A sense of palpable deja vu must be shadowing Electoral Commission of Namibia (ECN) corridors in the tumultuous wake of last November's Presidential and National Assembly elections.
With everything that has happened since late last year's elections and everything that could still happen in the weeks and months to come, with the second-round of the electoral challenge by the nine opposition parties said to be headed to court sometime in early February, the quandary the electoral body finds itself in is a case-study in institutional inertia and what can happen when good advice and sound intentions are ignored and left to gather dust.
As it stands the ECN finds itself the vortex of the spiralling political uncertainty which has paralysed the political landscape since the launch of the election challenge by the nine opposition political parties, and all because it failed to proactively adopt its own advice of nearly five years ago.
In the process the electoral body, which given the serious nature of elections should always be an agency above reproach, has had itself reduced to the perception of a bumbling den of incompetents and political lackeys begging for a publicly humiliating flogging.
It is no coincidence then that two of the key issues being used by the opposition parties as attack points in their challenge of last year's election results happen to be issues which the ECN itself identified as enduringly controversy prone.
Back in 2005 electoral authorities produced a fairly voluminous report on the historic elections of November 2004 – which also went down in the history books for being the first major elections of which the results were challenged in a court of law – and explicitly identified the voters roll and the tendered vote as murky issues which had been used to cast doubts and suspicions on the credibility of the elections in question.
The ECN recommendations, to itself, in the report state: “a) Tendered system need (sic) to be reviewed if not done away with; b) That elections last for a day only; c) Counting be done at polling stations immediately after finishing of voting; d) Counting officials to be different from polling officials; e) That the number of young unemployed persons be limited and experienced and active retired officials who have done management and administration before be utilised”.
Judging by how things have unfolded during and after November's elections, it is clear, with the part exception of point c), that the electoral body roundly turned a deaf ear on its own advice and had basically sat on its hands, not to mention the report, since 2005.
With regard to the voters roll the report reads, “The Voters' (sic) Register is one of the most important instruments of an election process” and continues “significant needs identified included the computerisation of the voters register”.
However, while a digitised register was available at most polling stations across the country in last November's elections, in contradiction of their own sentiments, electoral authorities are widely perceived to have grossly mishandled the voters register in the intervening years from 2005 and as a consequence the voters register is now being used as a whip against the ECN.
And so it is that the report of 2005, which in many cases still fell considerably short of calling for much-needed widespread overhaul of the workings of the electoral body, has now come to stand as an indictment of the conduct of election authorities.

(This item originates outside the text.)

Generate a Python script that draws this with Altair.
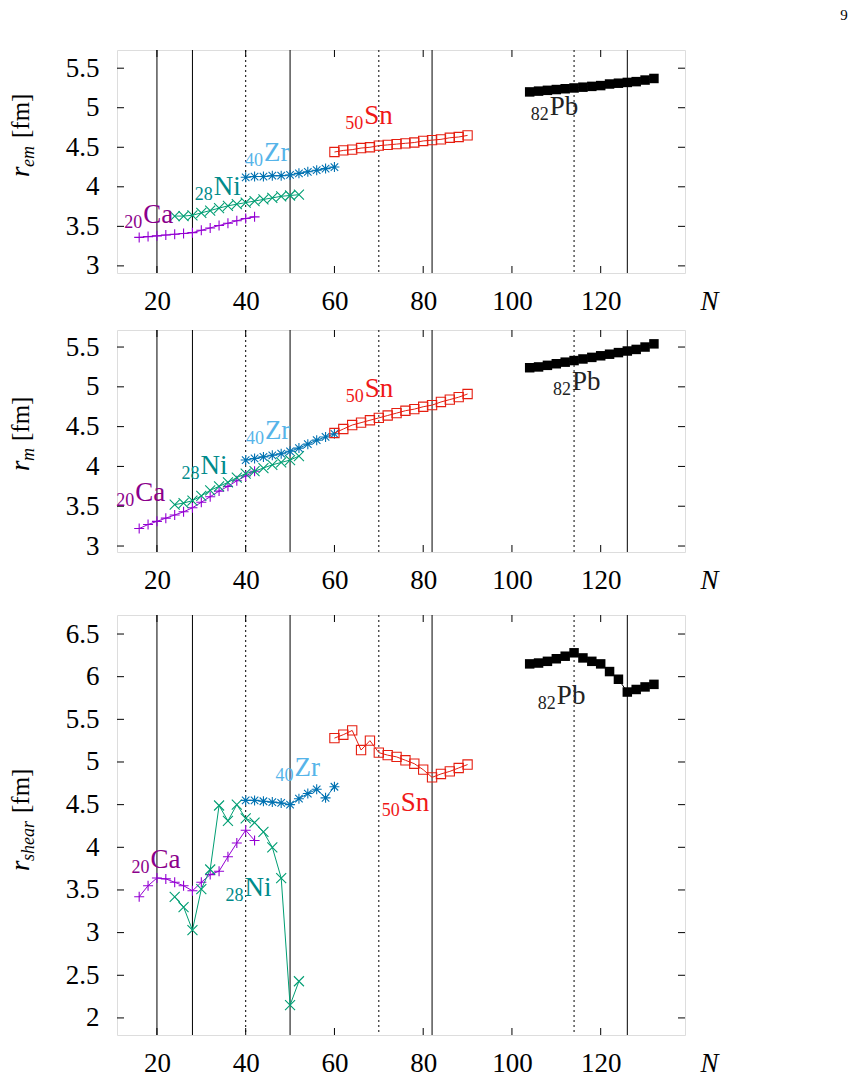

It is speculative whether the current legal stand-off, and largely unfounded whispers of a looming constitutional crisis, could have been avoided if only the ECN had followed through on its own recommendations of five years ago, but the question has to be asked whether it wouldn't have been infinitely better for all concerned, especially the electorate, for the responsible officials not to have reneged on the inherent promise of reform contained in the 2005 report?